◆ Your task
Skip all pictures. Write out the data below from its first line through the line that contains "import plotly.graph_objects as go".

----------

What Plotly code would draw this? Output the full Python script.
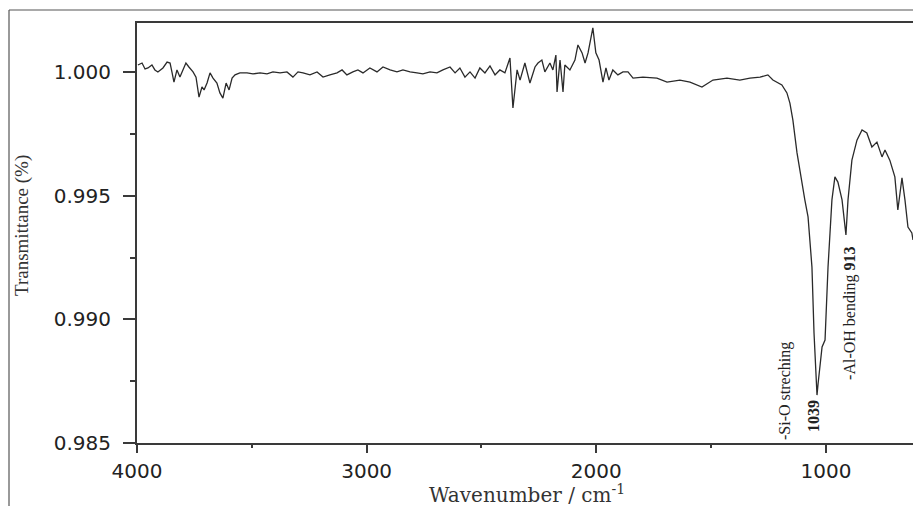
import plotly.graph_objects as go

# Wavenumber (cm^-1) and transmittance
wavenumber = [3996, 3978, 3965, 3952, 3935, 3922, 3909, 3887, 3869, 3856, 3848, 3839, 3826, 3813,
              3800, 3787, 3774, 3756, 3743, 3730, 3717, 3708, 3695, 3682, 3669, 3652, 3639, 3626,
              3612, 3599, 3586, 3573, 3552, 3521, 3495, 3464, 3434, 3408, 3377, 3347, 3321, 3299,
              3277, 3247, 3216, 3190, 3160, 3129, 3107, 3086, 3060, 3038, 3016, 2986, 2955, 2929,
              2898, 2868, 2842, 2811, 2781, 2755, 2724, 2694, 2668, 2637, 2615, 2594, 2572, 2550,
              2528, 2507, 2485, 2463, 2441, 2420, 2398, 2376, 2363, 2345, 2332, 2311, 2289, 2267,
              2254, 2237, 2224, 2202, 2189, 2176, 2171, 2158, 2145, 2137, 2115, 2093, 2080, 2062,
              2049, 2036, 2015, 2002, 1988, 1971, 1958, 1945, 1928, 1906, 1884, 1862, 1840, 1797,
              1736, 1692, 1636, 1592, 1540, 1492, 1431, 1375, 1331, 1287, 1253, 1231, 1192, 1170,
              1157, 1144, 1126, 1113, 1092, 1078, 1061, 1052, 1044, 1039, 1034, 1017, 1004, 991,
              974, 961, 948, 930, 913, 904, 887, 865, 843, 822, 800, 778, 756, 743,
              722, 700, 687, 669, 656, 643, 626, 621]
transmittance = [1.00030, 1.00038, 1.00014, 1.00018, 1.00030, 1.00010, 1.00002, 1.00018, 1.00042, 1.00038,
                 1.00002, 0.99961, 1.00010, 0.99981, 1.00010, 1.00038, 1.00022, 1.00002, 0.99981, 0.99900,
                 0.99941, 0.99929, 0.99957, 0.99998, 0.99977, 0.99957, 0.99917, 0.99896, 0.99957, 0.99929,
                 0.99977, 0.99990, 0.99998, 0.99998, 0.99994, 0.99998, 0.99994, 1.00002, 0.99998, 1.00002,
                 0.99981, 1.00002, 0.99998, 0.99990, 1.00002, 0.99981, 0.99990, 0.99998, 1.00010, 0.99990,
                 1.00002, 1.00010, 0.99998, 1.00018, 1.00002, 1.00022, 1.00010, 1.00002, 1.00010, 1.00002,
                 0.99998, 0.99994, 1.00002, 0.99998, 1.00010, 1.00022, 0.99998, 1.00018, 0.99981, 1.00002,
                 0.99977, 1.00018, 0.99998, 1.00026, 0.99990, 1.00010, 0.99998, 1.00058, 0.99856, 1.00010,
                 0.99969, 1.00038, 0.99957, 1.00022, 1.00038, 1.00050, 1.00002, 1.00038, 1.00010, 1.00070,
                 0.99921, 1.00050, 0.99921, 1.00030, 1.00010, 1.00050, 1.00111, 1.00079, 1.00038, 1.00079,
                 1.00180, 1.00079, 1.00050, 0.99961, 1.00018, 0.99969, 1.00010, 0.99990, 1.00002, 1.00002,
                 0.99977, 0.99981, 0.99977, 0.99961, 0.99969, 0.99961, 0.99941, 0.99969, 0.99977, 0.99969,
                 0.99977, 0.99981, 0.99990, 0.99969, 0.99949, 0.99917, 0.99876, 0.99807, 0.99674, 0.99597,
                 0.99484, 0.99415, 0.99212, 0.98945, 0.98743, 0.98694, 0.98743, 0.98889, 0.98917, 0.99212,
                 0.99484, 0.99577, 0.99556, 0.99484, 0.99342, 0.99484, 0.99645, 0.99726, 0.99767, 0.99755,
                 0.99698, 0.99718, 0.99658, 0.99686, 0.99645, 0.99577, 0.99443, 0.99573, 0.99484, 0.99374,
                 0.99350, 0.99322]

x_ticks = [4000, 3000, 2000, 1000]
y_ticks = [0.985, 0.990, 0.995, 1.000]
x_title = "Wavenumber / cm<sup>-1</sup>"
y_title = "Transmittance (%)"
band_labels = ["-Si-O streching", "<b>1039</b>", "-Al-OH bending <b>913</b>"]

L, R, T, B = 137, 913, 23, 443
W, H = 913, 506
pw, ph = R - L, B - T

def px(xp):
    return (xp - L) / pw

def py(yp):
    return (B - yp) / ph

fig = go.Figure()
fig.add_trace(go.Scatter(x=wavenumber, y=transmittance, mode="lines",
                         line=dict(color="#2a2a2a", width=1.3), showlegend=False,
                         hoverinfo="skip"))

axis_font = dict(family="DejaVu Sans", size=20, color="#222")
fig.update_layout(
    width=W, height=H,
    margin=dict(l=L, r=W - R, t=T, b=H - B, pad=0),
    paper_bgcolor="white", plot_bgcolor="white",
    showlegend=False,
    xaxis=dict(range=[4000, 621], tickvals=x_ticks, ticktext=[str(v) for v in x_ticks],
               showgrid=False, zeroline=False, showline=True, linecolor="#3a3a3a", linewidth=2,
               mirror=True, ticks="outside", ticklen=8, tickwidth=2, tickcolor="#3a3a3a",
               tickfont=axis_font, ticklabelstandoff=1,
               minor=dict(dtick=500, tick0=0, ticks="outside", ticklen=3, tickwidth=2,
                          tickcolor="#3a3a3a")),
    yaxis=dict(range=[0.985, 1.002], tickvals=y_ticks, ticktext=["%.3f" % v for v in y_ticks],
               showgrid=False, zeroline=False, showline=True, linecolor="#3a3a3a", linewidth=2,
               mirror=False, ticks="outside", ticklen=12, tickwidth=2, tickcolor="#3a3a3a",
               tickfont=axis_font, ticklabelstandoff=8,
               minor=dict(dtick=0.0025, tick0=0.985, ticks="outside", ticklen=5, tickwidth=2,
                          tickcolor="#3a3a3a")),
)

# outer frame lines (left and top)
fig.add_shape(type="line", xref="paper", yref="paper", x0=px(9), x1=px(9), y0=py(10), y1=py(510),
              line=dict(color="#555", width=1.2))
fig.add_shape(type="line", xref="paper", yref="paper", x0=px(9), x1=px(915), y0=py(10), y1=py(10),
              line=dict(color="#555", width=1.2))

serif = "Liberation Serif"
fig.add_annotation(xref="paper", yref="paper", x=px(22), y=py(226), text=y_title, textangle=-90,
                   showarrow=False, font=dict(family=serif, size=19, color="#333"),
                   xanchor="center", yanchor="middle")
fig.add_annotation(xref="paper", yref="paper", x=px(527), y=py(494), text=x_title,
                   showarrow=False, font=dict(family="DejaVu Serif", size=20, color="#333"),
                   xanchor="center", yanchor="middle")

fig.add_annotation(x=1179, y=0.98710, text=band_labels[0], textangle=-90, showarrow=False,
                   font=dict(family=serif, size=16, color="#222"), xanchor="center", yanchor="middle")
fig.add_annotation(x=1057, y=0.98609, text=band_labels[1], textangle=-90, showarrow=False,
                   font=dict(family=serif, size=16, color="#222"), xanchor="center", yanchor="middle")
fig.add_annotation(x=896, y=0.99026, text=band_labels[2], textangle=-90, showarrow=False,
                   font=dict(family=serif, size=16, color="#222"), xanchor="center", yanchor="middle")

fig.write_html("out.html", config={"displayModeBar": False},
               post_script="document.body.style.margin='0';document.body.style.overflow='hidden';")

----------

◆ Written reply
What Plotly code would draw this? Output the full Python script.
import plotly.graph_objects as go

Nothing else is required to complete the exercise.